Word for word, print each line of the listing below; pictures stay out.

= = =

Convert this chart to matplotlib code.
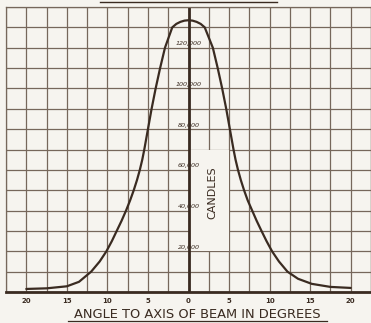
#!/usr/bin/env python
"""
探照灯光束强度分布曲线 (复刻扫描图)

运行方式:
    python plot.py
"""

import numpy as np
import matplotlib
matplotlib.use('Agg')
import matplotlib.pyplot as plt
from matplotlib.patches import Rectangle
from matplotlib.lines import Line2D

# 曲线读数: 角度 (度) 与 烛光 (candles)
angles = [-20, -17.5, -15, -13.5, -12.0, -10.95, -10.12, -9.45, -8.85, -8.25, -7.7, -7.2,
          -6.75, -6.35, -6.0, -5.7, -5.45, -5.0,
          -4.55, -4.05, -3.5, -2.9, -2.0, -1.5, -1.0, -0.5, 0,
          0.5, 1.0, 1.5, 2.0, 3.0, 3.6, 4.15, 4.65, 5.1, 5.55, 5.8, 6.1, 6.45, 6.85,
          7.3, 7.85, 8.4, 9.0, 9.62, 10.3, 11.15, 12.2, 13.5, 15.2, 17.5, 20]
candles = [1500, 1800, 2800, 5000, 10000, 15000, 20000, 25000, 30000, 35000, 40000, 45000,
           50000, 55000, 60000, 65000, 70000, 80000,
           90000, 100000, 110000, 120000, 130000, 131700, 132700, 133300, 133500,
           133300, 132700, 131700, 130000, 120000, 110000, 100000, 90000, 80000, 70000, 65000, 60000, 55000, 50000,
           45000, 40000, 35000, 30000, 25000, 20000, 15000, 10000, 6500, 4000, 2500, 2000]

# 中轴上的刻度文字
y_label_values = [20000, 40000, 60000, 80000, 100000, 120000]
y_label_texts = ['20,000', '40,000', '60,000', '80,000', '100,000', '120,000']

# 横轴刻度
x_tick_values = [-20, -15, -10, -5, 0, 5, 10, 15, 20]
x_tick_texts = ['20', '15', '10', '5', '0', '5', '10', '15', '20']

x_title = 'ANGLE TO AXIS OF BEAM IN DEGREES'
y_title = 'CANDLES'


def draw_chart(save_path='out.png'):
    paper = '#f6f4ef'
    grid_c = '#76675b'
    ink = '#3a2b21'

    fig = plt.figure(figsize=(3.71, 3.23), dpi=100, facecolor=paper)
    ax = fig.add_axes([6 / 371, 31 / 323, 365 / 371, 285 / 323])
    ax.set_facecolor(paper)

    ax.set_xlim(-22.5, 22.5)
    ax.set_ylim(0, 140000)

    # 网格: 每 2.5 度 / 每 10,000 烛光
    ax.set_xticks(x_tick_values)
    ax.set_xticklabels(x_tick_texts, fontsize=5, color=ink, fontweight='bold')
    minor_x = [v for v in np.arange(-22.5, 22.6, 2.5) if v % 5 != 0]
    ax.set_xticks(minor_x, minor=True)
    ax.set_xticklabels([], minor=True)
    ax.set_yticks(np.arange(0, 140001, 10000))
    ax.set_yticklabels([])
    ax.tick_params(axis='both', which='both', length=0)
    ax.tick_params(axis='x', pad=4)
    ax.set_axisbelow(True)
    ax.grid(True, which='both', color=grid_c, linewidth=0.9)

    for side in ['left', 'top', 'right']:
        ax.spines[side].set_color(grid_c)
        ax.spines[side].set_linewidth(0.9)
    ax.spines['bottom'].set_color(ink)
    ax.spines['bottom'].set_linewidth(2.0)

    # CANDLES 标注处的空白框
    ax.add_patch(Rectangle((0, 20000), 5, 50000, facecolor=paper,
                           edgecolor='none', zorder=1))

    # 中轴粗线
    ax.axvline(0, color=ink, linewidth=2.0, zorder=2)

    # 强度曲线
    ax.plot(angles, candles, color=ink, linewidth=1.6, zorder=3,
            solid_joinstyle='round', solid_capstyle='round')

    for v, s in zip(y_label_values, y_label_texts):
        ax.text(0, v + 700, s, fontsize=4.6, style='italic', color=ink,
                ha='center', va='bottom', zorder=4)

    ax.text(2.9, 49000, y_title, rotation=90, fontsize=8, color=ink,
            ha='center', va='center', zorder=4)

    # 横轴标题 (带下划线)
    fig.text(0.533, 5 / 323, x_title, fontsize=9.4, color=ink,
             ha='center', va='baseline')
    fig.add_artist(Line2D([68 / 371, 327 / 371], [2 / 323, 2 / 323],
                          color=ink, linewidth=0.9))
    # 顶部被裁掉的标题下划线
    fig.add_artist(Line2D([100 / 371, 277 / 371], [321.5 / 323, 321.5 / 323],
                          color=ink, linewidth=1.0))

    plt.savefig(save_path, dpi=100, facecolor=paper)
    plt.close()


if __name__ == '__main__':
    draw_chart('out.png')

= = =

Worked answer =>
Convert this chart to matplotlib code.
#!/usr/bin/env python
"""
探照灯光束强度分布曲线 (复刻扫描图)

运行方式:
    python plot.py
"""

import numpy as np
import matplotlib
matplotlib.use('Agg')
import matplotlib.pyplot as plt
from matplotlib.patches import Rectangle
from matplotlib.lines import Line2D

# 曲线读数: 角度 (度) 与 烛光 (candles)
angles = [-20, -17.5, -15, -13.5, -12.0, -10.95, -10.12, -9.45, -8.85, -8.25, -7.7, -7.2,
          -6.75, -6.35, -6.0, -5.7, -5.45, -5.0,
          -4.55, -4.05, -3.5, -2.9, -2.0, -1.5, -1.0, -0.5, 0,
          0.5, 1.0, 1.5, 2.0, 3.0, 3.6, 4.15, 4.65, 5.1, 5.55, 5.8, 6.1, 6.45, 6.85,
          7.3, 7.85, 8.4, 9.0, 9.62, 10.3, 11.15, 12.2, 13.5, 15.2, 17.5, 20]
candles = [1500, 1800, 2800, 5000, 10000, 15000, 20000, 25000, 30000, 35000, 40000, 45000,
           50000, 55000, 60000, 65000, 70000, 80000,
           90000, 100000, 110000, 120000, 130000, 131700, 132700, 133300, 133500,
           133300, 132700, 131700, 130000, 120000, 110000, 100000, 90000, 80000, 70000, 65000, 60000, 55000, 50000,
           45000, 40000, 35000, 30000, 25000, 20000, 15000, 10000, 6500, 4000, 2500, 2000]

# 中轴上的刻度文字
y_label_values = [20000, 40000, 60000, 80000, 100000, 120000]
y_label_texts = ['20,000', '40,000', '60,000', '80,000', '100,000', '120,000']

# 横轴刻度
x_tick_values = [-20, -15, -10, -5, 0, 5, 10, 15, 20]
x_tick_texts = ['20', '15', '10', '5', '0', '5', '10', '15', '20']

x_title = 'ANGLE TO AXIS OF BEAM IN DEGREES'
y_title = 'CANDLES'


def draw_chart(save_path='out.png'):
    paper = '#f6f4ef'
    grid_c = '#76675b'
    ink = '#3a2b21'

    fig = plt.figure(figsize=(3.71, 3.23), dpi=100, facecolor=paper)
    ax = fig.add_axes([6 / 371, 31 / 323, 365 / 371, 285 / 323])
    ax.set_facecolor(paper)

    ax.set_xlim(-22.5, 22.5)
    ax.set_ylim(0, 140000)

    # 网格: 每 2.5 度 / 每 10,000 烛光
    ax.set_xticks(x_tick_values)
    ax.set_xticklabels(x_tick_texts, fontsize=5, color=ink, fontweight='bold')
    minor_x = [v for v in np.arange(-22.5, 22.6, 2.5) if v % 5 != 0]
    ax.set_xticks(minor_x, minor=True)
    ax.set_xticklabels([], minor=True)
    ax.set_yticks(np.arange(0, 140001, 10000))
    ax.set_yticklabels([])
    ax.tick_params(axis='both', which='both', length=0)
    ax.tick_params(axis='x', pad=4)
    ax.set_axisbelow(True)
    ax.grid(True, which='both', color=grid_c, linewidth=0.9)

    for side in ['left', 'top', 'right']:
        ax.spines[side].set_color(grid_c)
        ax.spines[side].set_linewidth(0.9)
    ax.spines['bottom'].set_color(ink)
    ax.spines['bottom'].set_linewidth(2.0)

    # CANDLES 标注处的空白框
    ax.add_patch(Rectangle((0, 20000), 5, 50000, facecolor=paper,
                           edgecolor='none', zorder=1))

    # 中轴粗线
    ax.axvline(0, color=ink, linewidth=2.0, zorder=2)

    # 强度曲线
    ax.plot(angles, candles, color=ink, linewidth=1.6, zorder=3,
            solid_joinstyle='round', solid_capstyle='round')

    for v, s in zip(y_label_values, y_label_texts):
        ax.text(0, v + 700, s, fontsize=4.6, style='italic', color=ink,
                ha='center', va='bottom', zorder=4)

    ax.text(2.9, 49000, y_title, rotation=90, fontsize=8, color=ink,
            ha='center', va='center', zorder=4)

    # 横轴标题 (带下划线)
    fig.text(0.533, 5 / 323, x_title, fontsize=9.4, color=ink,
             ha='center', va='baseline')
    fig.add_artist(Line2D([68 / 371, 327 / 371], [2 / 323, 2 / 323],
                          color=ink, linewidth=0.9))
    # 顶部被裁掉的标题下划线
    fig.add_artist(Line2D([100 / 371, 277 / 371], [321.5 / 323, 321.5 / 323],
                          color=ink, linewidth=1.0))

    plt.savefig(save_path, dpi=100, facecolor=paper)
    plt.close()


if __name__ == '__main__':
    draw_chart('out.png')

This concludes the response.